Volatility of complex laboratory-generated organic aerosol mixtures
ANDREY KHLYSTOV, Ming-Yeng Lin
Abstract Number: 282
Working Group: Aerosol Chemistry
Last modified: April 3, 2011
Ambient aerosol, a significant portion of which is composed of a complex mixture of semi-volatile organic compounds, has substantial impact on human welfare via adverse health effects and global climate change. Prediction of ambient semi-volatile organic aerosol remains highly problematic and air quality models often do not agree with observations. Ideally, a model should take into account volatility, activity coefficients, and molecular weights of individual compounds. However, due to the lack of experimental data and computational challenges, the ambient aerosol system is usually simplified to a limited set of surrogate compounds, such as the Volatility Basis Set (VBS).

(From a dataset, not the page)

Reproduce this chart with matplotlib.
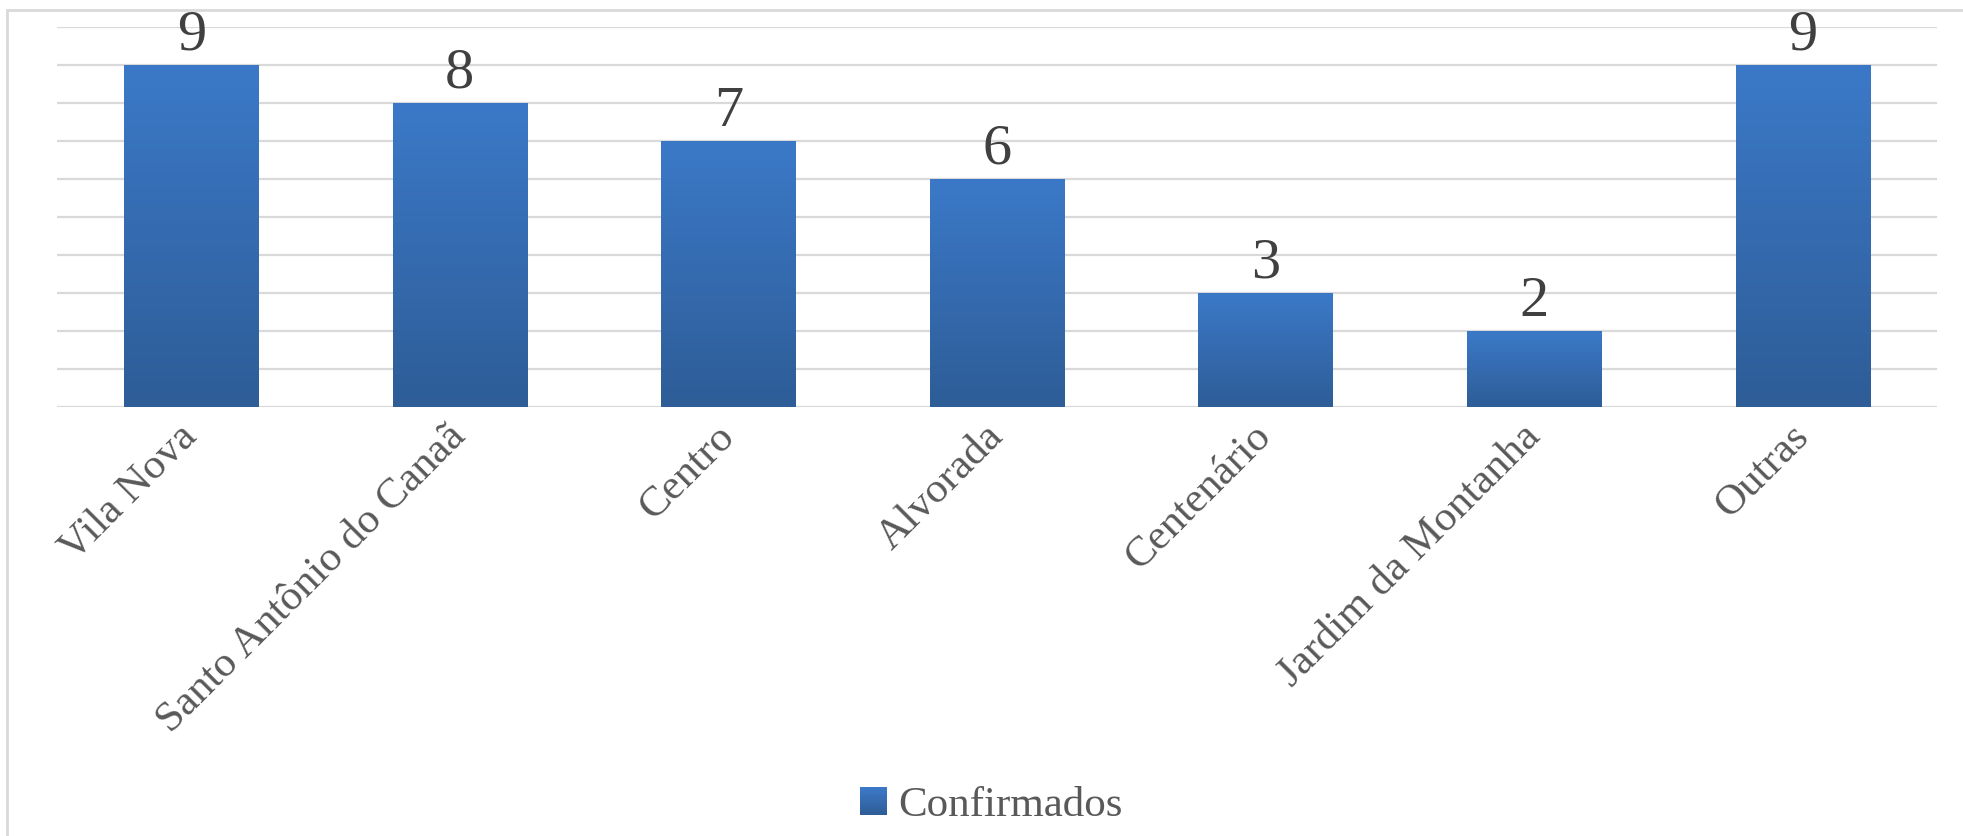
import numpy as np
import matplotlib
matplotlib.use("Agg")
import matplotlib.pyplot as plt
from matplotlib.patches import Rectangle
from matplotlib.legend_handler import HandlerBase
from matplotlib.colors import LinearSegmentedColormap
from matplotlib.lines import Line2D

categories = ["Vila Nova", "Santo Antônio do Canaã", "Centro", "Alvorada",
              "Centenário", "Jardim da Montanha", "Outras"]
values = [9, 8, 7, 6, 3, 2, 9]
series_name = "Confirmados"

TOP_COLOR = "#3B79C8"
BOT_COLOR = "#2E5D97"
cmap = LinearSegmentedColormap.from_list("grad", [BOT_COLOR, TOP_COLOR])

plt.rcParams['font.family'] = ['Liberation Serif', 'DejaVu Serif']

W, H = 1963, 836
fig = plt.figure(figsize=(W / 100, H / 100), dpi=100)
fig.patch.set_facecolor("white")

# chart-area border (left and top visible)
fig.add_artist(Rectangle((7 / W, -0.1), 2.0, 1.1 - 10 / H + 0.0,
                         transform=fig.transFigure, fill=False,
                         edgecolor="#D9D9D9", linewidth=2.0))

x0, x1 = 57 / W, 1937 / W
yb, yt = 1 - 406.7 / H, 1 - 26.7 / H
ax = fig.add_axes([x0, yb, x1 - x0, yt - yb])

x = np.arange(len(categories))
bars = ax.bar(x, values, width=0.5, color=TOP_COLOR, zorder=2, linewidth=0)

ax.set_xlim(-0.5, len(categories) - 0.5)
ax.set_ylim(0, 10)
ax.set_yticks(np.arange(0, 11, 1))
ax.yaxis.grid(True, color="#D9D9D9", linewidth=1.6, zorder=0)
ax.set_axisbelow(True)
for s in ax.spines.values():
    s.set_visible(False)
ax.tick_params(axis="y", left=False, labelleft=False)
ax.tick_params(axis="x", bottom=False, pad=14)
ax.set_xticks(x)
ax.set_xticklabels(categories, rotation=45, ha="right", va="center",
                   rotation_mode="anchor", fontsize=31, color="#595959")

# gradient fill for each bar
grad = np.linspace(0, 1, 256).reshape(-1, 1)
for b in bars:
    bx, by = b.get_x(), b.get_y()
    bw, bh = b.get_width(), b.get_height()
    im = ax.imshow(grad, cmap=cmap, aspect="auto", origin="lower",
                   extent=[bx, bx + bw, by, by + bh], zorder=3,
                   interpolation="bilinear")
    im.set_clip_path(b)
    b.set_facecolor("none")
ax.set_xlim(-0.5, len(categories) - 0.5)
ax.set_ylim(0, 10)

ax.bar_label(bars, labels=[str(v) for v in values], padding=2,
             fontsize=42, color="#404040", zorder=4)


class GradHandler(HandlerBase):
    def create_artists(self, legend, orig_handle, xdescent, ydescent,
                       width, height, fontsize, trans):
        arts = []
        n = 20
        for i in range(n):
            c = cmap(i / (n - 1))
            r = Rectangle((-xdescent, -ydescent + height * i / n), width,
                          height / n + 0.3, facecolor=c, edgecolor="none",
                          transform=trans)
            arts.append(r)
        return arts


proxy = Rectangle((0, 0), 1, 1, facecolor=TOP_COLOR)
fig.legend([proxy], [series_name], loc="center",
           bbox_to_anchor=(991 / W, 1 - 806 / H),
           handler_map={Rectangle: GradHandler()},
           frameon=False, fontsize=31, labelcolor="#595959",
           handlelength=0.63, handleheight=0.63, handletextpad=0.25,
           borderpad=0)

fig.savefig("out.png", dpi=100, facecolor="white")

Models are being currently developed that extend this approach by adding the second dimension on the oxygenation or polarity of compounds. However, there is practically no experimental verification that any of these approaches can accurately represent volatility behavior of complex organic mixtures. In this study we investigated volatility behavior of complex laboratory-generated organic aerosol mixtures. The mixtures were composed of different combinations of alkanes, mono- and di-carboxylic acids. The results of the experiments and the performance of the VBS representations in describing volatility of these systems will be presented.